God created us with relational needs. In fact, God is relational. He is Father, Son, and Holy Spirit, and He relates within Himself. His love for us through His sacrifice on the cross means He desires a love relationship with Him and He with us and us with family and others. Relational needs are who we are and what we have been created for. In fact, the Scripture says that God put the lonely in families (Psalm 68:6).
If people do not get the affirmation, positive attention, and encouragement from their family of origin, they will seek out those who can meet these needs and often do or be anything someone else wants in order to have a relationship with someone they consider to be signicant to meet those needs.
Sarah Geronimo along with many others have written about meeting that special significant someone and the feelings that follow. She wrote. "You gave me a reason for my being, And I love what I'm feelin'. You gave me a meaning to my life. Yes, I've gone beyond existing. And it all began when I met you."
We look to that special person and also to other people to make us happy, to feel loved and accepted, to be valued and important, and to go beyond just existing. When we do that, we are basing our self worth on their love for us. That's not good.
Pat Springle says in his workbook, "Conquering Codependency," that a self worth based on the approval of others is a false belief. It needs to be replaced with the Truth that I am deeply loved by God (1 John 4:9-10) and that I am fully pleasing to God based on Christ's sacrificial atonement on the cross (Romans 5:1).
Knowing that I am both deeply loved by the Lord and that I am fully pleasing to Him eliminates forever my need and yours to find our self-worth and identity from another person. It is liberating!

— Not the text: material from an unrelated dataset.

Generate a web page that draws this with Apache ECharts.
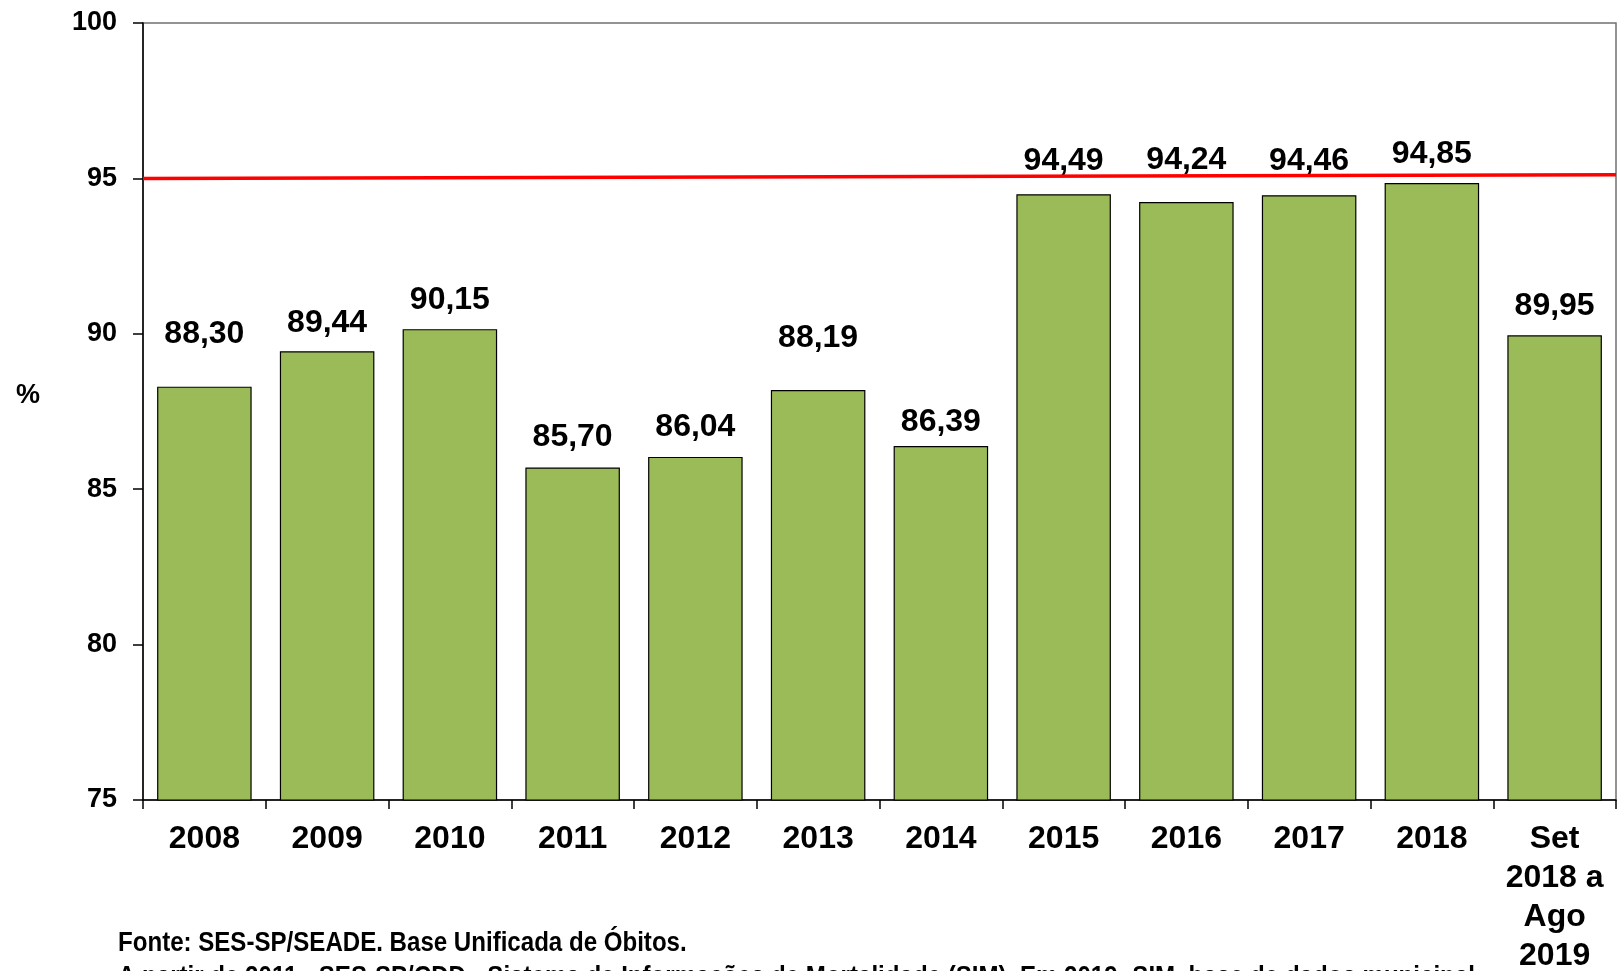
<!DOCTYPE html>
<html>
<head>
<meta charset="utf-8">
<script src="https://cdn.jsdelivr.net/npm/echarts@6/dist/echarts.min.js"></script>
<style>
  html, body { margin: 0; padding: 0; background: #ffffff; }
  #chart { width: 1618px; height: 971px; }
</style>
</head>
<body>
<div id="chart"></div>
<script>
// Categories (years) and percentages
const categories = ['2008', '2009', '2010', '2011', '2012', '2013', '2014', '2015', '2016', '2017', '2018', 'Set\n2018 a\nAgo\n2019'];
const values = [88.30, 89.44, 90.15, 85.70, 86.04, 88.19, 86.39, 94.49, 94.24, 94.46, 94.85, 89.95];

// Target line (95%) endpoints across the plot
const targetLine = [[0, 95.0], [1, 95.12]];

// Y axis range
const yMin = 75;
const yMax = 100;
const yStep = 5;

const footnotes = [
  'Fonte: SES-SP/SEADE. Base Unificada de Óbitos.',
  'A partir de 2011 - SES-SP/CDD - Sistema de Informações de Mortalidade (SIM). Em 2019: SIM, base de dados municipal'
];

const fmt = v => v.toFixed(2).replace('.', ',');

// extra spacing above particular bars so labels sit where they were placed
const labelDistance = [36, 12, 13, 14, 14, 36, 8, 17, 26, 18, 13, 13];

const chart = echarts.init(document.getElementById('chart'), null, { renderer: 'canvas' });

const font = '"Liberation Sans", Arial, sans-serif';

chart.setOption({
  backgroundColor: '#ffffff',
  animation: false,
  grid: {
    left: 143, right: 2, top: 23, bottom: 171,
    containLabel: false, outerBoundsMode: 'none',
    show: true, borderColor: '#707070', borderWidth: 1.5, backgroundColor: 'transparent'
  },
  xAxis: [
    {
      type: 'category',
      data: categories,
      boundaryGap: true,
      axisLine: { show: true, lineStyle: { color: '#000', width: 1.5 } },
      axisTick: { show: true, length: 9, alignWithLabel: false, lineStyle: { color: '#000', width: 1.5 } },
      axisLabel: {
        interval: 0, margin: 20, color: '#000', fontFamily: font, fontWeight: 'bold',
        fontSize: 32, lineHeight: 39
      }
    },
    {
      type: 'value', min: 0, max: 1, show: false, position: 'top'
    }
  ],
  yAxis: {
    type: 'value',
    min: yMin, max: yMax, interval: yStep,
    splitLine: { show: false },
    axisLine: { show: true, lineStyle: { color: '#000', width: 1.5 } },
    axisTick: { show: true, inside: false, length: 10, lineStyle: { color: '#000', width: 1.5 } },
    axisLabel: { margin: 26, color: '#000', fontFamily: font, fontWeight: 'bold', fontSize: 27 }
  },
  series: [
    {
      type: 'bar',
      xAxisIndex: 0,
      data: values.map((v, i) => ({
        value: v,
        label: { distance: labelDistance[i] }
      })),
      barCategoryGap: '23%',
      itemStyle: { color: '#9bbb59', borderColor: '#000', borderWidth: 1.2 },
      label: {
        show: true, position: 'top', color: '#000', fontFamily: font,
        fontWeight: 'bold', fontSize: 32, lineHeight: 32,
        formatter: p => fmt(p.value)
      },
      z: 2
    },
    {
      type: 'line',
      xAxisIndex: 1,
      data: targetLine,
      symbol: 'none',
      lineStyle: { color: '#ff0000', width: 3.5 },
      z: 5,
      silent: true
    }
  ],
  graphic: [
    {
      type: 'text', left: 16, top: 382,
      style: { text: '%', fill: '#000', font: 'bold 27px "Liberation Sans", Arial, sans-serif' }
    },
    {
      type: 'text', x: 118, y: 926, scaleX: 0.86, scaleY: 1,
      style: {
        text: footnotes.join('\n'), fill: '#000', lineHeight: 34,
        font: 'bold 28px "Liberation Sans", Arial, sans-serif'
      }
    }
  ]
});
</script>
</body>
</html>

At least for me it is.
I tore down my idol of worshipping others and replaced it with the true worship of honoring and thanking God for loving me with all of my faults and mistakes.
Such a revelation is growing in the grace and knowledge of the Lord (2 Peter 3:18). It is God redeeming a heart of stone and making it a heart of flesh to feel and love the way He intended (Ezekiel 36:26). It is making new pleasant paths (Psalm 16:11) to channel our emotion of anger instead of deepening the gully of resentment, bitterness, and depression.
Our goal then is to direct our worship to the Lord and please Him rather than making an idol of others and pleasing them in a vain attempt to meet our divine need of human relationships. "We speak, not to please man, but to please God who tests our hearts" (1 Thessalonians 2:4 ESV).
Jesus said “Love the Lord your God with all your heart and with all your soul and with all your mind. This is the first and greatest commandment. And the second is like it: Love your neighbor as yourself" (Matthew 22:37-39).
Let's not get these out of sequence like I often did and wasn't even aware of my error. Love the Lord first and foremost, and secondly, love others. And I might add, love others with the right motive which is NOT to make an idol out of someone for the purpose of gaining signifance, approval, and acceptance. Love others unconditionally without expecting any favors in return.